> **What the task requires**:
Include in the output exactly the lines from the opening of the data through the line containing "import * as", and nothing more.

-- begin Given material --

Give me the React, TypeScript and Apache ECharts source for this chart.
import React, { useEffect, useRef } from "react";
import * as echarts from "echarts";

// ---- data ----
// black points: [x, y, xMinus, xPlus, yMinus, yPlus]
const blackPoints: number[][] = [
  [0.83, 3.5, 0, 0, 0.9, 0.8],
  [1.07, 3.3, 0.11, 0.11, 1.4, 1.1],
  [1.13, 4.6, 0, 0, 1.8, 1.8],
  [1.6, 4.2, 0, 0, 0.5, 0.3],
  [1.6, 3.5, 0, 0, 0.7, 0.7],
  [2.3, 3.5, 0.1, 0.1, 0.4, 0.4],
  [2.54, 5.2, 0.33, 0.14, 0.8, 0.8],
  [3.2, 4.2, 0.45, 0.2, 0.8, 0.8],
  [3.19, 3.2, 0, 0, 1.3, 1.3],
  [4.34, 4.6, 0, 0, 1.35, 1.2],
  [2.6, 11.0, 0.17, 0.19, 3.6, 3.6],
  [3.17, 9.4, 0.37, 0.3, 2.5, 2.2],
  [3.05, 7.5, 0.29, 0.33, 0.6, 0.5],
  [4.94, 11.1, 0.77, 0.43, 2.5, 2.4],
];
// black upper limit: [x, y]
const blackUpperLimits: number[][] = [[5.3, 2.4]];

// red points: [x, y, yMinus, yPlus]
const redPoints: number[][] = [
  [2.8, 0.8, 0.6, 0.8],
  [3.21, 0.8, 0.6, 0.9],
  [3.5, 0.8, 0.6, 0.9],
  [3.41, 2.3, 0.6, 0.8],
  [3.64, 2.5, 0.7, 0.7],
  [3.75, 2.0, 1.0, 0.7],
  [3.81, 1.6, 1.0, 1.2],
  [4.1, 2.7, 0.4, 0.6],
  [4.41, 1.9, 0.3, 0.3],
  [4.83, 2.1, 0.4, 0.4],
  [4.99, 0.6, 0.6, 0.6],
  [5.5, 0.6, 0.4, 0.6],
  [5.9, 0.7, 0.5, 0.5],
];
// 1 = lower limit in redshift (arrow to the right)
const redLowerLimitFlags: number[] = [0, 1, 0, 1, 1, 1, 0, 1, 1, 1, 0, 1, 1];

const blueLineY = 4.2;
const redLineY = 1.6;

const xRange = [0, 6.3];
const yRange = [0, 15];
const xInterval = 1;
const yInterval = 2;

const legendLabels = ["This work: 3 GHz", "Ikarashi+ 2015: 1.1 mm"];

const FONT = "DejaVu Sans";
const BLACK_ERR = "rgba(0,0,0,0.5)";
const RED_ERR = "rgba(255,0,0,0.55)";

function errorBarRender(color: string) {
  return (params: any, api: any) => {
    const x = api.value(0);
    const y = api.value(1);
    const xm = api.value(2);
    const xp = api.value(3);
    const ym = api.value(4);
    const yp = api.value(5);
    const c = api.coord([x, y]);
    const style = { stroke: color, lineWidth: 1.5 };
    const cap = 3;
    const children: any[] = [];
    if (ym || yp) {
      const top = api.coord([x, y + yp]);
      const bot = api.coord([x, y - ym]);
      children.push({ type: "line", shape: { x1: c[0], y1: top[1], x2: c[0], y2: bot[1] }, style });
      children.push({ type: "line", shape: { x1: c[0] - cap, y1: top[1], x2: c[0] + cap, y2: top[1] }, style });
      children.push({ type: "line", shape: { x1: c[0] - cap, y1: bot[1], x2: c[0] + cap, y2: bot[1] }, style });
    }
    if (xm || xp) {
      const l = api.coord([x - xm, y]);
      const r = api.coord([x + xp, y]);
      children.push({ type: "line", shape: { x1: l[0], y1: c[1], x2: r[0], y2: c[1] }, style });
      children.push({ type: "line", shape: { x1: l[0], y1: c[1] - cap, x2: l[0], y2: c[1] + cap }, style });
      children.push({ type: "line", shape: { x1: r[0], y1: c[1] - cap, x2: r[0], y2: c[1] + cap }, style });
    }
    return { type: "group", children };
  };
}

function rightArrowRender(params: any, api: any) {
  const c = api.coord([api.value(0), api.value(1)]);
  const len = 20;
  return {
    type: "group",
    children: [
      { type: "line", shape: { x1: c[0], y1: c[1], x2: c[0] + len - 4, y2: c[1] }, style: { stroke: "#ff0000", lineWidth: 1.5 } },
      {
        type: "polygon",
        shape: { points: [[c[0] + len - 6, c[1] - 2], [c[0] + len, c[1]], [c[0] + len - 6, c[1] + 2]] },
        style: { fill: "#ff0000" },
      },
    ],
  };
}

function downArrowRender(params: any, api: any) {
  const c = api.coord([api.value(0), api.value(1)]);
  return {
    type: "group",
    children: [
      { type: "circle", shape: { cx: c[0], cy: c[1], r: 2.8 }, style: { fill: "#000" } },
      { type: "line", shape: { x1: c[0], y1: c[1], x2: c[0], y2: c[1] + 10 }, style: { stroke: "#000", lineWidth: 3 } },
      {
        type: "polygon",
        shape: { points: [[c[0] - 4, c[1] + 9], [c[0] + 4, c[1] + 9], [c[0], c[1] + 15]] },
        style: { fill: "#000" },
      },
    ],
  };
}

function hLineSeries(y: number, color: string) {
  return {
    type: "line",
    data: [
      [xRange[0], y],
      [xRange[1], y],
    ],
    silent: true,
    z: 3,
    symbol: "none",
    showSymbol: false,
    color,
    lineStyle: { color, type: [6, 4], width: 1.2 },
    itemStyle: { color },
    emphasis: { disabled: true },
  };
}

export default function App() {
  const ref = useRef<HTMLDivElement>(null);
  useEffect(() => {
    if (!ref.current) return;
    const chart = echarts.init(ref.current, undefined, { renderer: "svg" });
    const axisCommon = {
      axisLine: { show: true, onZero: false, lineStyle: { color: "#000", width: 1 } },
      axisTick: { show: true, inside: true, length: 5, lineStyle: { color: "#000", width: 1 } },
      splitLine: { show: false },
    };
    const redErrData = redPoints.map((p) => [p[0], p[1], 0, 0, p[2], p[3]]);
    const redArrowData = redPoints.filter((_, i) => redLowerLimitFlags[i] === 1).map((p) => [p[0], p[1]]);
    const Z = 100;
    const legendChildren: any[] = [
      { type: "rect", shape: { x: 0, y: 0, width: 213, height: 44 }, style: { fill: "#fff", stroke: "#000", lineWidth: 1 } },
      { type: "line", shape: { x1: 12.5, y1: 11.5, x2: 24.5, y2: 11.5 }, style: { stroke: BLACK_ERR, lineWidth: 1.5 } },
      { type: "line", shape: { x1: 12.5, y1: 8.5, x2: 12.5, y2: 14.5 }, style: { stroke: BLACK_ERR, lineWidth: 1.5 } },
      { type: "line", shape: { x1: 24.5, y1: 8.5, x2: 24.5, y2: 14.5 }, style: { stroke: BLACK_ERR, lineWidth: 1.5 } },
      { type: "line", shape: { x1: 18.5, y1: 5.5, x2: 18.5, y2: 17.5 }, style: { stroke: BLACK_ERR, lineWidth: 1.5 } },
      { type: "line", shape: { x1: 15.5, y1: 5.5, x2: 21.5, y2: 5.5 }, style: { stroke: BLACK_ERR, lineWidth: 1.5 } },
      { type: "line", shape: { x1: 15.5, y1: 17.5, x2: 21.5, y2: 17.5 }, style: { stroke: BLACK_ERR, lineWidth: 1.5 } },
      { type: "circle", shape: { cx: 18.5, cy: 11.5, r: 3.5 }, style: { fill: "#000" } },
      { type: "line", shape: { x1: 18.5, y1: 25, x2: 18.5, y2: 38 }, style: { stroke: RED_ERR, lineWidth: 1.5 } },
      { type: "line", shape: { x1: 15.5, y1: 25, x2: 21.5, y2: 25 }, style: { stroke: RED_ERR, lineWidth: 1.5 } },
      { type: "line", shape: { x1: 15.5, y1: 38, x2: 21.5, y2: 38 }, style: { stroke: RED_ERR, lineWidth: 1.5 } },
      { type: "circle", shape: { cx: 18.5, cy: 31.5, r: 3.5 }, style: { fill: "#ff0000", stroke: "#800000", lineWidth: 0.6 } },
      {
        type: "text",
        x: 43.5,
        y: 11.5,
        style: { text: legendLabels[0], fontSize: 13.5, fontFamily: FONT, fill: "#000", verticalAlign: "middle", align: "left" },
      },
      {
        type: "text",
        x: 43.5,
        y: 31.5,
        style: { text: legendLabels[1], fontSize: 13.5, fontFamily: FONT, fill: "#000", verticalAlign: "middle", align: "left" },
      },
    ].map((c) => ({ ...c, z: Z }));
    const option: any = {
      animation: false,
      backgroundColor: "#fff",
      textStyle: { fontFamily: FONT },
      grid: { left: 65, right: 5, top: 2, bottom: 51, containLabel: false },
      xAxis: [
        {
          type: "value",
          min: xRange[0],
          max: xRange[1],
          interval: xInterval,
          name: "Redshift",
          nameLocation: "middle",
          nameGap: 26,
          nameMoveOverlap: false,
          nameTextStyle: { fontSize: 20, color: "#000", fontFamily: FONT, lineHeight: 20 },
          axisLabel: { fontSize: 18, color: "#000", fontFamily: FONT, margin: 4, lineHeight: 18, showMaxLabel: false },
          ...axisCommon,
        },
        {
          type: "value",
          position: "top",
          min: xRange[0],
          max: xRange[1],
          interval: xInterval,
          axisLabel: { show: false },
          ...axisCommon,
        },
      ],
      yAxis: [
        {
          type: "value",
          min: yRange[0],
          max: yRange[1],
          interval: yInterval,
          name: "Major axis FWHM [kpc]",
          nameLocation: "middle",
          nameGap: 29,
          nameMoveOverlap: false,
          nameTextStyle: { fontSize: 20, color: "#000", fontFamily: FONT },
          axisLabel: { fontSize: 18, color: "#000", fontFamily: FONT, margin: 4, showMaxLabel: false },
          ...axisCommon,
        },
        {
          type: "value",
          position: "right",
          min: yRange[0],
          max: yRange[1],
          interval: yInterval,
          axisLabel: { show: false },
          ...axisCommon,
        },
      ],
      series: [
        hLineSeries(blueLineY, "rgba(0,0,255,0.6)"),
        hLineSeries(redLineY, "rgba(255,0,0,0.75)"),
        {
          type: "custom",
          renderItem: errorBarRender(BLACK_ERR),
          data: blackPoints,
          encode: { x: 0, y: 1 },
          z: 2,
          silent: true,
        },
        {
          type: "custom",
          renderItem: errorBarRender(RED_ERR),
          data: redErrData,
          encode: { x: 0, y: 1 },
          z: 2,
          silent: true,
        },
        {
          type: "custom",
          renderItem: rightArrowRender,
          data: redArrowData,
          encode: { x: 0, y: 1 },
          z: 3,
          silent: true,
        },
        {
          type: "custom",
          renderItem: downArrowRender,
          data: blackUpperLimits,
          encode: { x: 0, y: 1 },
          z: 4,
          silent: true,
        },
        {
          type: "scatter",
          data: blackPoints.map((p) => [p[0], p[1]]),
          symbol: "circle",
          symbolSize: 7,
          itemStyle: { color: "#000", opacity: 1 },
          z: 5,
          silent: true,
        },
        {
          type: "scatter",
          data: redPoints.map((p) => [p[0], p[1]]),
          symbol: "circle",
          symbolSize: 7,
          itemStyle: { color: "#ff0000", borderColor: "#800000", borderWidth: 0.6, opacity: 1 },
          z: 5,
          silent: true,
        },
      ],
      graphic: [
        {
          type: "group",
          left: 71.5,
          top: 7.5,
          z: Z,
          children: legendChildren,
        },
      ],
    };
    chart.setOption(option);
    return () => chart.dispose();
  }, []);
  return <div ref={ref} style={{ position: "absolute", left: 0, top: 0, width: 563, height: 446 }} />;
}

-- end Given material --

> **The answer**:
Give me the React, TypeScript and Apache ECharts source for this chart.
import React, { useEffect, useRef } from "react";
import * as echarts from "echarts";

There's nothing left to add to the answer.